Objective:
List each line of the data that holds the word "React".

Supplied material:

★ ★ ★

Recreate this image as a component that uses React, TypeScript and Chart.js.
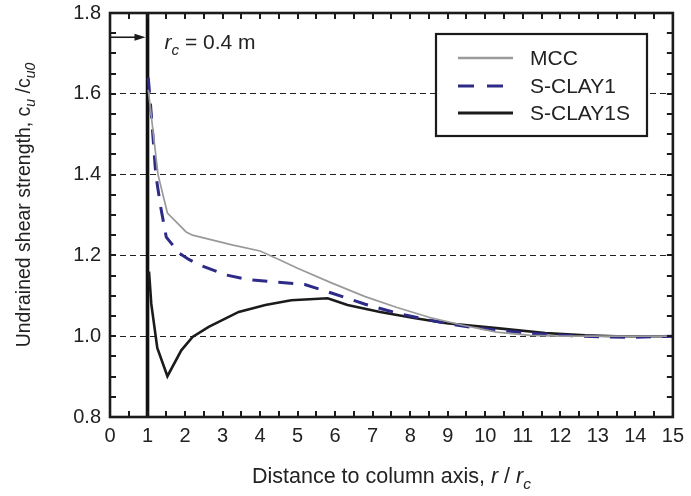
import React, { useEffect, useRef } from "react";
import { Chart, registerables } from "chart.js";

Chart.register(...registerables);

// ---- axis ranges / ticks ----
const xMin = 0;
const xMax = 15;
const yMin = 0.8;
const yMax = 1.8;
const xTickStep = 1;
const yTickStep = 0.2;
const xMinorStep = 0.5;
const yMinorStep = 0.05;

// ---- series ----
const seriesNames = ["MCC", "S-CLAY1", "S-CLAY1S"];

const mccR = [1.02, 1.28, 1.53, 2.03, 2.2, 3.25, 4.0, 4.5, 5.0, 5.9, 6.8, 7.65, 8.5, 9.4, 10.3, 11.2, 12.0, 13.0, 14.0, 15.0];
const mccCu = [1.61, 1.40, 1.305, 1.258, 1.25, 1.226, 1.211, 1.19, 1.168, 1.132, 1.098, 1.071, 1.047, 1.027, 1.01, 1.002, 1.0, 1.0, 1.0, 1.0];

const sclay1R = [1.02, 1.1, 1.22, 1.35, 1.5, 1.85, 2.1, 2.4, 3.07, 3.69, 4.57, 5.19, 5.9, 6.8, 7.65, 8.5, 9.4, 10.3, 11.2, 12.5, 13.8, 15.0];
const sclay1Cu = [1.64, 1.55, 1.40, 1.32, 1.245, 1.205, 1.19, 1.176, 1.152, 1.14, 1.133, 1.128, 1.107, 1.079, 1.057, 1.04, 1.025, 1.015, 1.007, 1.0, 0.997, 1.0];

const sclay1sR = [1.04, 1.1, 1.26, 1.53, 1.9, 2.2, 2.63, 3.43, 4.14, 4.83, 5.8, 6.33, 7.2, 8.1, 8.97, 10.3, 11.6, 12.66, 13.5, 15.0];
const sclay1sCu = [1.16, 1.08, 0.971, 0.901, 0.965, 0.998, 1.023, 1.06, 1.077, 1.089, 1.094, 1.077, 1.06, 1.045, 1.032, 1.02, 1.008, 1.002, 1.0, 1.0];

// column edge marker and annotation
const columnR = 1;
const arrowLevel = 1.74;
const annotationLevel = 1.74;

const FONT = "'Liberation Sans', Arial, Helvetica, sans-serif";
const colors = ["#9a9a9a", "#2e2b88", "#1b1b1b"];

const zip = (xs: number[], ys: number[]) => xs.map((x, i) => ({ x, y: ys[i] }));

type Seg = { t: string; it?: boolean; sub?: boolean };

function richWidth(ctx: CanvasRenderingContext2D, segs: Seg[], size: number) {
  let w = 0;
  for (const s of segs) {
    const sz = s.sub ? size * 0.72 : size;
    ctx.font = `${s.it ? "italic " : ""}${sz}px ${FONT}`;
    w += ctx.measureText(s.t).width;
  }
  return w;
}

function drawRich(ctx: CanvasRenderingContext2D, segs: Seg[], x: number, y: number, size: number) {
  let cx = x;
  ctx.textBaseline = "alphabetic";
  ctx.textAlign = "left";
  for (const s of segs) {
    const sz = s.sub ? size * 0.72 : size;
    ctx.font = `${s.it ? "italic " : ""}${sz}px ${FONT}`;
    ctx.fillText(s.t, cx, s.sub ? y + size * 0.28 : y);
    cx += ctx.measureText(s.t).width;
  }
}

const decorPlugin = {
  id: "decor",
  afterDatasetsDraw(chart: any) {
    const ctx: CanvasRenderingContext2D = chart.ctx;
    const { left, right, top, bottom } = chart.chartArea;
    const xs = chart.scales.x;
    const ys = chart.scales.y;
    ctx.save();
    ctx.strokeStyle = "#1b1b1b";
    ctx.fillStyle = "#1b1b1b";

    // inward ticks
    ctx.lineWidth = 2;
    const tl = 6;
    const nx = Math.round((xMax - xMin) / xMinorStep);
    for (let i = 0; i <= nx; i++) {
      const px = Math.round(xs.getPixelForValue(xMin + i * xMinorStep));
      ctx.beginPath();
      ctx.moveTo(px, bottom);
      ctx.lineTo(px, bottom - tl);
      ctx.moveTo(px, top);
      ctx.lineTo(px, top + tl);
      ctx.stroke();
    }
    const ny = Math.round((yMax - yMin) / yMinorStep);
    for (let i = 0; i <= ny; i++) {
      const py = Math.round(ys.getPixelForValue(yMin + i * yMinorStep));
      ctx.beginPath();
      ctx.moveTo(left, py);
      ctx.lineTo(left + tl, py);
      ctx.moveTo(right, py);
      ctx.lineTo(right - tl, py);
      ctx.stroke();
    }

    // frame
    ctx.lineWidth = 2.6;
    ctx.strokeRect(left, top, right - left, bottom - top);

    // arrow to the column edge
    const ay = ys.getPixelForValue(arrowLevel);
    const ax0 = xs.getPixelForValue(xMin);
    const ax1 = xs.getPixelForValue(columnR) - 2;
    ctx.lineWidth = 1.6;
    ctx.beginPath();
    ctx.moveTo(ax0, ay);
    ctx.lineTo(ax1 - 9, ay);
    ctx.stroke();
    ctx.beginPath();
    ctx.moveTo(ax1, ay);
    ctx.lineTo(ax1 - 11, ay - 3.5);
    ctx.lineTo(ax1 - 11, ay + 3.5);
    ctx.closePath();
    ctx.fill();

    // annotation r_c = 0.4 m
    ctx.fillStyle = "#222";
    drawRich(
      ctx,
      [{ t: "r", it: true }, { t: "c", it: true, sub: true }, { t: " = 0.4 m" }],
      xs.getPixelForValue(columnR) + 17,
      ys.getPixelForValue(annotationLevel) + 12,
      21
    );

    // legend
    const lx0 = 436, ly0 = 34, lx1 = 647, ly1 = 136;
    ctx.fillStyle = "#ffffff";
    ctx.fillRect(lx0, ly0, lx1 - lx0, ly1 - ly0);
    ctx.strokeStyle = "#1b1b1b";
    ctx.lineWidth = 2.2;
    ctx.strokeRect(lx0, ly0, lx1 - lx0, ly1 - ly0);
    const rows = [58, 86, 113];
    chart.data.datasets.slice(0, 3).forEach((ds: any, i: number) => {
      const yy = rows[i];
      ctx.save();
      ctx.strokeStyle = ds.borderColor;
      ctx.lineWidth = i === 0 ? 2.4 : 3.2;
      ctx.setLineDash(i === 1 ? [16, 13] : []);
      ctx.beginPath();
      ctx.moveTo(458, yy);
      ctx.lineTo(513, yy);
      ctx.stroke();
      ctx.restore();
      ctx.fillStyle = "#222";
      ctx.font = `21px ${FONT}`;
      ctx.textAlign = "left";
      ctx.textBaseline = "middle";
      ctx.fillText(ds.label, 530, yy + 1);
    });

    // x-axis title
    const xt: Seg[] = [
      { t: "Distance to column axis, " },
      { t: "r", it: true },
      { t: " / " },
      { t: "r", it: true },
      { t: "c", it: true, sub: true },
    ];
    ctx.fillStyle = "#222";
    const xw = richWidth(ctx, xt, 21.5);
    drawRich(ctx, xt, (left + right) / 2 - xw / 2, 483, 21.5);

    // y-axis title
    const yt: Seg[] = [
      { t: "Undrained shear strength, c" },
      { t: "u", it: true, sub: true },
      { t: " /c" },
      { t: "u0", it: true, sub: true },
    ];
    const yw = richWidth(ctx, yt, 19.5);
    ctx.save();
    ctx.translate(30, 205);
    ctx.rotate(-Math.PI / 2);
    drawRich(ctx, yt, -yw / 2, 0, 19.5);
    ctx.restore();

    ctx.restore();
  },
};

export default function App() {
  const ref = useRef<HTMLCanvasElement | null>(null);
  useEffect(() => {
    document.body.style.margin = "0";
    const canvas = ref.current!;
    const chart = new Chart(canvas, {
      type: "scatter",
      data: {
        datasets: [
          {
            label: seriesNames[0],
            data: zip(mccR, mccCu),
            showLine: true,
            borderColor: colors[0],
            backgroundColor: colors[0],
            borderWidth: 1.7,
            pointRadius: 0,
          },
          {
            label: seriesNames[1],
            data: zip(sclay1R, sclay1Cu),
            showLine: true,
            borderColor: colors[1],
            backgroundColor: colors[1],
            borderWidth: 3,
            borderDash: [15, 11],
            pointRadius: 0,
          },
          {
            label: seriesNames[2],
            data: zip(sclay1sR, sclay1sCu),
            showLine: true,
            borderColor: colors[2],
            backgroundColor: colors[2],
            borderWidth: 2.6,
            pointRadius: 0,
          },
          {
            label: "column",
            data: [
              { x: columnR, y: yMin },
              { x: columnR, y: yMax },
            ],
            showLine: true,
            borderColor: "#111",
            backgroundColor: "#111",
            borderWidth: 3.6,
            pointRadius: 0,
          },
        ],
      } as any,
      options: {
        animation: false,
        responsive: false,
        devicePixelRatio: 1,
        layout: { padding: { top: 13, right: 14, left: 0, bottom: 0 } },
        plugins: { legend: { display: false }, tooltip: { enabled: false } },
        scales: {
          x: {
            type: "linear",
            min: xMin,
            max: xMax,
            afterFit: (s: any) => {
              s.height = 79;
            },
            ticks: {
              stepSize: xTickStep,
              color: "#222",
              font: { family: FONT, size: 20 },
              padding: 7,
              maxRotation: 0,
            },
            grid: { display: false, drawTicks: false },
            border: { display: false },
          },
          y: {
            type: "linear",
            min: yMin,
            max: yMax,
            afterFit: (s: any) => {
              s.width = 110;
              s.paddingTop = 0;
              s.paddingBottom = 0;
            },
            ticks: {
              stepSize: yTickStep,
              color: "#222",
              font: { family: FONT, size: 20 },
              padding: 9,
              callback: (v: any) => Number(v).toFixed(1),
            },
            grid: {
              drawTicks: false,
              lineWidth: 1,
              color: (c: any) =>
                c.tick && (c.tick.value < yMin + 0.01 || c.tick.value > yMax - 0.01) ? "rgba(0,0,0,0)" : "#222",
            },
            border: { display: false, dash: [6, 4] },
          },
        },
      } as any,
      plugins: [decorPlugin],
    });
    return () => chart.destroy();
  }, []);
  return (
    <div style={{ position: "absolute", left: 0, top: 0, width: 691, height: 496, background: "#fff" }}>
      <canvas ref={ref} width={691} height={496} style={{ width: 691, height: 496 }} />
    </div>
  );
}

★ ★ ★

Result for this task:
Recreate this image as a component that uses React, TypeScript and Chart.js.
import React, { useEffect, useRef } from "react";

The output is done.